◆ WHAT IS BEING ASKED
Could you write out the records below exactly as they appear, leaving out any pictures?

◆ Code that draws figures

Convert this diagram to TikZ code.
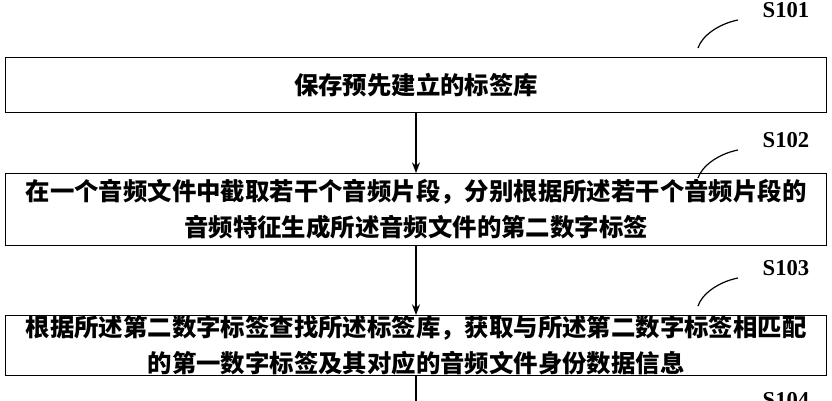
\documentclass[tikz,border=0pt]{standalone}
\usetikzlibrary{arrows.meta}
\usepackage{fontspec}
\setmainfont{Liberation Serif}
\newfontfamily\cjk{Noto Sans CJK SC}
\begin{document}
\begin{tikzpicture}[x=0.75pt,y=-0.75pt,
  stepbox/.style={draw,line width=0.9pt,rectangle,minimum width=821*0.75pt,anchor=north west,inner sep=0pt,align=center,font=\cjk\bfseries\fontsize{18.3}{27}\selectfont},
  lbl/.style={font=\bfseries\fontsize{17}{18}\selectfont,anchor=west},
  arr/.style={-{Stealth[length=8pt,width=6pt]},line width=0.9pt}]
\clip (0,0) rectangle (832,400);
\useasboundingbox (0,0) rectangle (832,400);
\node[stepbox,minimum height=55*0.75pt] (b1) at (5,57) {保存预先建立的标签库};
\node[stepbox,minimum height=72*0.75pt] (b2) at (5,173) {在一个音频文件中截取若干个音频片段，分别根据所述若干个音频片段的\\音频特征生成所述音频文件的第二数字标签};
\node[stepbox,minimum height=58*0.75pt] (b3) at (5,315) {根据所述第二数字标签查找所述标签库，获取与所述第二数字标签相匹配\\的第一数字标签及其对应的音频文件身份数据信息};
\coordinate (e) at (416,410);
\draw[arr] (b1.south -| 416,0) -- (b2.north -| 416,0);
\draw[arr] (b2.south -| 416,0) -- (b3.north -| 416,0);
\draw[line width=0.9pt] (b3.south -| 416,0) -- (e);
\foreach \y/\t [count=\i] in {10/S101,140/S102,268/S103,400/S104}{
  \node[lbl] (l\i) at (758,\y) {\t};
  \coordinate (c\i) at (738,\y+10);
  \draw[line width=0.9pt] (698,\y+38) .. controls (702,\y+26) and (718,\y+14) .. (c\i);
}
\end{tikzpicture}
\end{document}
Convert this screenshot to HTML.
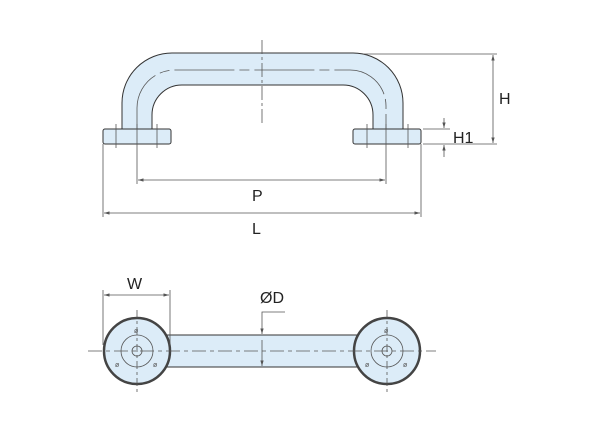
<!DOCTYPE html>
<html><head><style>html,body{margin:0;padding:0;background:#fff}</style></head><body>
<svg width="600" height="429" viewBox="0 0 600 429" xmlns="http://www.w3.org/2000/svg" font-family="Liberation Sans, sans-serif">
<defs>
<marker id="a" viewBox="0 0 10 10" refX="10" refY="5" markerWidth="7" markerHeight="7" orient="auto-start-reverse"><path d="M0,2L10,5L0,8z" fill="#555"/></marker>
</defs>
<g stroke="#555" stroke-width="0.8" fill="none">
<!-- handle side view -->
<path d="M122,129 V103 A50,50 0 0 1 172,53 H353 A50,50 0 0 1 403,103 V129 H373 V115 A30,30 0 0 0 343,85 H182 A30,30 0 0 0 152,115 V129 Z" fill="#dcecf8" stroke="#333" stroke-width="1"/>
<rect x="103" y="129" width="68" height="15" rx="2" fill="#dcecf8" stroke="#333" stroke-width="1"/>
<rect x="353" y="129" width="68" height="15" rx="2" fill="#dcecf8" stroke="#333" stroke-width="1"/>
<path d="M137,129 V108 A38,38 0 0 1 175,70 H350 A36,36 0 0 1 386,106 V129" stroke-dasharray="60,5,10,5"/>
<line x1="262" y1="40" x2="262" y2="125" stroke-dasharray="14,3,3,3"/>
<line x1="116" y1="124" x2="116" y2="148"/><line x1="157" y1="124" x2="157" y2="148"/>
<line x1="367" y1="124" x2="367" y2="148"/><line x1="408" y1="124" x2="408" y2="148"/>
<line x1="137" y1="124" x2="137" y2="184"/><line x1="386" y1="124" x2="386" y2="184"/>
<line x1="103" y1="144" x2="103" y2="217"/><line x1="421" y1="144" x2="421" y2="217"/>
<line x1="138" y1="180" x2="385" y2="180" marker-start="url(#a)" marker-end="url(#a)"/>
<line x1="104" y1="213" x2="420" y2="213" marker-start="url(#a)" marker-end="url(#a)"/>
<line x1="363" y1="54" x2="497" y2="54"/><line x1="423" y1="144" x2="497" y2="144"/>
<line x1="493" y1="55" x2="493" y2="143" marker-start="url(#a)" marker-end="url(#a)"/>
<line x1="423" y1="129" x2="450" y2="129"/>
<line x1="444" y1="118" x2="444" y2="128" marker-end="url(#a)"/>
<line x1="444" y1="157" x2="444" y2="145" marker-end="url(#a)"/>
<!-- bottom view -->
<rect x="165" y="335" width="200" height="32" fill="#dcecf8" stroke="#333" stroke-width="1"/>
<circle cx="137" cy="351" r="33" fill="#dcecf8" stroke="#444" stroke-width="2.5"/>
<circle cx="387" cy="351" r="33" fill="#dcecf8" stroke="#444" stroke-width="2.5"/>
<circle cx="137" cy="351" r="16"/><circle cx="137" cy="351" r="5"/>
<circle cx="387" cy="351" r="16"/><circle cx="387" cy="351" r="5"/>
<line x1="88" y1="351" x2="436" y2="351" stroke-dasharray="14,4,4,4"/>
<line x1="137" y1="310" x2="137" y2="395" stroke-dasharray="8,3,3,3"/>
<line x1="387" y1="310" x2="387" y2="395" stroke-dasharray="8,3,3,3"/>
<line x1="103" y1="290" x2="103" y2="345"/><line x1="170" y1="290" x2="170" y2="345"/>
<line x1="104" y1="295" x2="169" y2="295" marker-start="url(#a)" marker-end="url(#a)"/>
<polyline points="285,312 262,312 262,334" marker-end="url(#a)"/>
<line x1="262" y1="340" x2="262" y2="366" marker-end="url(#a)"/>
</g>
<g font-size="7" fill="#555">
<text x="134" y="333">ø</text><text x="115" y="367">ø</text><text x="153" y="367">ø</text>
<text x="384" y="333">ø</text><text x="365" y="367">ø</text><text x="403" y="367">ø</text>
</g>
<g fill="#222" font-size="16">
<text x="252" y="201">P</text>
<text x="252" y="234">L</text>
<text x="499" y="104">H</text>
<text x="453" y="143">H1</text>
<text x="127" y="289">W</text>
<text x="260" y="303">ØD</text>
</g>
</svg>
</body></html>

◆ FULL OUTPUT
Convert this diagram to TikZ code.
\documentclass[tikz,border=0pt]{standalone}
\usetikzlibrary{arrows.meta}
\usepackage{fontspec}
\setmainfont{Liberation Serif}
\newfontfamily\cjk{Noto Sans CJK SC}
\begin{document}
\begin{tikzpicture}[x=0.75pt,y=-0.75pt,
  stepbox/.style={draw,line width=0.9pt,rectangle,minimum width=821*0.75pt,anchor=north west,inner sep=0pt,align=center,font=\cjk\bfseries\fontsize{18.3}{27}\selectfont},
  lbl/.style={font=\bfseries\fontsize{17}{18}\selectfont,anchor=west},
  arr/.style={-{Stealth[length=8pt,width=6pt]},line width=0.9pt}]
\clip (0,0) rectangle (832,400);
\useasboundingbox (0,0) rectangle (832,400);
\node[stepbox,minimum height=55*0.75pt] (b1) at (5,57) {保存预先建立的标签库};
\node[stepbox,minimum height=72*0.75pt] (b2) at (5,173) {在一个音频文件中截取若干个音频片段，分别根据所述若干个音频片段的\\音频特征生成所述音频文件的第二数字标签};
\node[stepbox,minimum height=58*0.75pt] (b3) at (5,315) {根据所述第二数字标签查找所述标签库，获取与所述第二数字标签相匹配\\的第一数字标签及其对应的音频文件身份数据信息};
\coordinate (e) at (416,410);
\draw[arr] (b1.south -| 416,0) -- (b2.north -| 416,0);
\draw[arr] (b2.south -| 416,0) -- (b3.north -| 416,0);
\draw[line width=0.9pt] (b3.south -| 416,0) -- (e);
\foreach \y/\t [count=\i] in {10/S101,140/S102,268/S103,400/S104}{
  \node[lbl] (l\i) at (758,\y) {\t};
  \coordinate (c\i) at (738,\y+10);
  \draw[line width=0.9pt] (698,\y+38) .. controls (702,\y+26) and (718,\y+14) .. (c\i);
}
\end{tikzpicture}
\end{document}
Convert this screenshot to HTML.
<!DOCTYPE html>
<html><head><style>html,body{margin:0;padding:0;background:#fff}</style></head><body>
<svg width="600" height="429" viewBox="0 0 600 429" xmlns="http://www.w3.org/2000/svg" font-family="Liberation Sans, sans-serif">
<defs>
<marker id="a" viewBox="0 0 10 10" refX="10" refY="5" markerWidth="7" markerHeight="7" orient="auto-start-reverse"><path d="M0,2L10,5L0,8z" fill="#555"/></marker>
</defs>
<g stroke="#555" stroke-width="0.8" fill="none">
<!-- handle side view -->
<path d="M122,129 V103 A50,50 0 0 1 172,53 H353 A50,50 0 0 1 403,103 V129 H373 V115 A30,30 0 0 0 343,85 H182 A30,30 0 0 0 152,115 V129 Z" fill="#dcecf8" stroke="#333" stroke-width="1"/>
<rect x="103" y="129" width="68" height="15" rx="2" fill="#dcecf8" stroke="#333" stroke-width="1"/>
<rect x="353" y="129" width="68" height="15" rx="2" fill="#dcecf8" stroke="#333" stroke-width="1"/>
<path d="M137,129 V108 A38,38 0 0 1 175,70 H350 A36,36 0 0 1 386,106 V129" stroke-dasharray="60,5,10,5"/>
<line x1="262" y1="40" x2="262" y2="125" stroke-dasharray="14,3,3,3"/>
<line x1="116" y1="124" x2="116" y2="148"/><line x1="157" y1="124" x2="157" y2="148"/>
<line x1="367" y1="124" x2="367" y2="148"/><line x1="408" y1="124" x2="408" y2="148"/>
<line x1="137" y1="124" x2="137" y2="184"/><line x1="386" y1="124" x2="386" y2="184"/>
<line x1="103" y1="144" x2="103" y2="217"/><line x1="421" y1="144" x2="421" y2="217"/>
<line x1="138" y1="180" x2="385" y2="180" marker-start="url(#a)" marker-end="url(#a)"/>
<line x1="104" y1="213" x2="420" y2="213" marker-start="url(#a)" marker-end="url(#a)"/>
<line x1="363" y1="54" x2="497" y2="54"/><line x1="423" y1="144" x2="497" y2="144"/>
<line x1="493" y1="55" x2="493" y2="143" marker-start="url(#a)" marker-end="url(#a)"/>
<line x1="423" y1="129" x2="450" y2="129"/>
<line x1="444" y1="118" x2="444" y2="128" marker-end="url(#a)"/>
<line x1="444" y1="157" x2="444" y2="145" marker-end="url(#a)"/>
<!-- bottom view -->
<rect x="165" y="335" width="200" height="32" fill="#dcecf8" stroke="#333" stroke-width="1"/>
<circle cx="137" cy="351" r="33" fill="#dcecf8" stroke="#444" stroke-width="2.5"/>
<circle cx="387" cy="351" r="33" fill="#dcecf8" stroke="#444" stroke-width="2.5"/>
<circle cx="137" cy="351" r="16"/><circle cx="137" cy="351" r="5"/>
<circle cx="387" cy="351" r="16"/><circle cx="387" cy="351" r="5"/>
<line x1="88" y1="351" x2="436" y2="351" stroke-dasharray="14,4,4,4"/>
<line x1="137" y1="310" x2="137" y2="395" stroke-dasharray="8,3,3,3"/>
<line x1="387" y1="310" x2="387" y2="395" stroke-dasharray="8,3,3,3"/>
<line x1="103" y1="290" x2="103" y2="345"/><line x1="170" y1="290" x2="170" y2="345"/>
<line x1="104" y1="295" x2="169" y2="295" marker-start="url(#a)" marker-end="url(#a)"/>
<polyline points="285,312 262,312 262,334" marker-end="url(#a)"/>
<line x1="262" y1="340" x2="262" y2="366" marker-end="url(#a)"/>
</g>
<g font-size="7" fill="#555">
<text x="134" y="333">ø</text><text x="115" y="367">ø</text><text x="153" y="367">ø</text>
<text x="384" y="333">ø</text><text x="365" y="367">ø</text><text x="403" y="367">ø</text>
</g>
<g fill="#222" font-size="16">
<text x="252" y="201">P</text>
<text x="252" y="234">L</text>
<text x="499" y="104">H</text>
<text x="453" y="143">H1</text>
<text x="127" y="289">W</text>
<text x="260" y="303">ØD</text>
</g>
</svg>
</body></html>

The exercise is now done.